Saturday, April 18, 2020

Sometimes You Don't Get the Book You Wanted

So, a few years back* I picked up a book by Humphrey Carpenter I only now finally took time to have a look at: A GREAT SILLY GRIN: THE BRITISH SATIRE BOOM OF THE 1960s --a group biography of the type Carpenter did so well.**

I thought that since I like Peter Sellers (a brilliant but troubled man) on the one hand and Monty Python on the other this wd be a good way to bridge the gap, to see how the talent of the 1950s segued into that of the '60s and the legacy they left behind on the 70s. In particularly I wanted to learn how the Goon Show (whom I had heard much about but seen or heard v. little of their actual work) inspired those who followed.

To my disappointment, that's not what this book is about. Carpenter is primarily concerned with Alan Bennett, who I'd not even heard of, with some attention to Peter Cook, Dudley Moore, and David Frost, none of whom I'm especially interested in. There are only passing references to Peter Sellers and his Goon Show partner Spike Milligan, about whom I know only enough to convince me of his importance.*** The Pythons come in only as respectful admirers of a generation later; Douglas Adams, a generation after that, escapes Carpenter's purview altogether.

So, I'll have to come back to this one at sometime down the line when I've gotten over the disappointment that's entirely my own fault: having imagined a book was one thing when it was really another.

Oh well.

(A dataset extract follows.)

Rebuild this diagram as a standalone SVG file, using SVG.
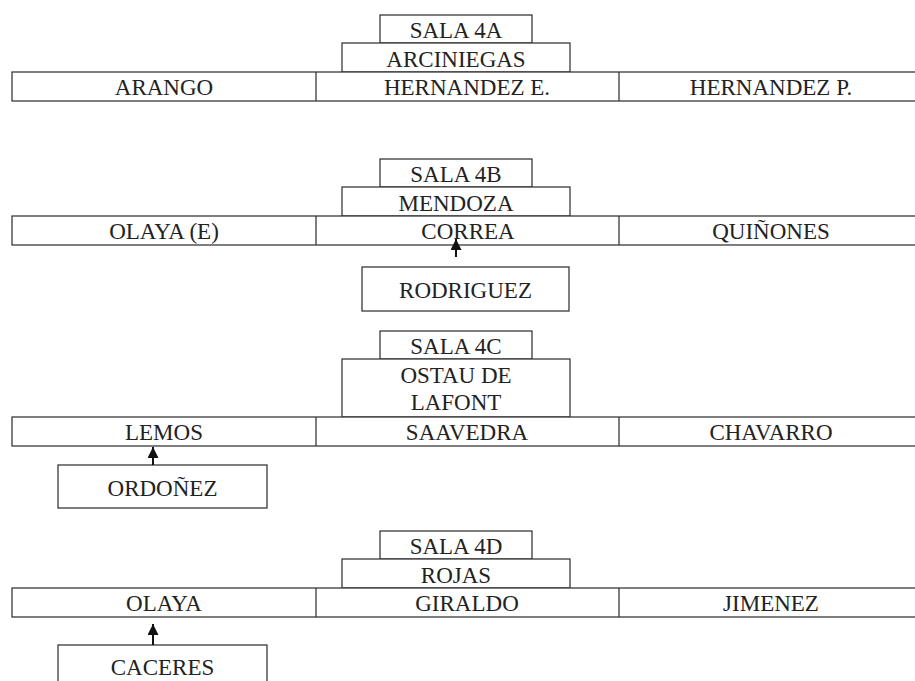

Even such cursory searching as I did on the internet to get a sense of what Milligan and the Goons were like, coincidently juxtaposed with my watching a documentary about the making of A HARD DAY'S NIGHT, made me appreciate just how much of the famous Beatles' humour was their own take on Milligan et al. And I now see that Milligan's trademark was to take a situation, any situation, and within a few steps reduce it to anarchy. It's as if the world were constantly offering him straight lines and he cd never resist delivering the punchline that just popped into his head.

--John R.
--current reading: PAPAL LIES by Wills (finishing up); MYTHAGO WOOD (re-reading); two others.

*Kalamazoo 2012, it turns out


***for a sample of Milligan at work, give a listen to his short skit ("8 o'clock") with the third Goon, Harry Secombe:


David Bratman said...

You might have heard of Alan Bennett without realizing it if you've seen The Madness of King George, The History Boys, or The Lady in the Van, all of which he wrote. He's probably the leading British dramatist of his generation.

The word "1960s" is the key to the topic of the book. The Goons heyday was earlier. The satire boom was sparked off by Peter Cook opening a nightclub with satirists for performers, and it died out before Python, who eschewed satire because it dated quickly.

Even having a better idea what I was getting, I found Carpenter's a disappointing book because it was focused on the psychology of the comedians and not on their comedy, which is what I wanted to read about.

N.E. Brigand said...

Heh. As soon as I saw the book's title in your post, I assumed that its subject was Beyond the Fringe, and that the reply therefore must be by David.

Tom Stoppard might like to have a few words about who the leading British dramatist of his generation is -- or does it matter that he's Czech by birth? Others who might be suggested include Alan Ayckbourn, Caryl Churchill (picked by five of twenty polled playwrights in 2011 as their favorite*), the late Harold Pinter (who won the Nobel Prize), the late Dennis Potter, and perhaps Joe Orton, if he had lived past his thirties. Bennett is a fine choice for that honor, to be sure.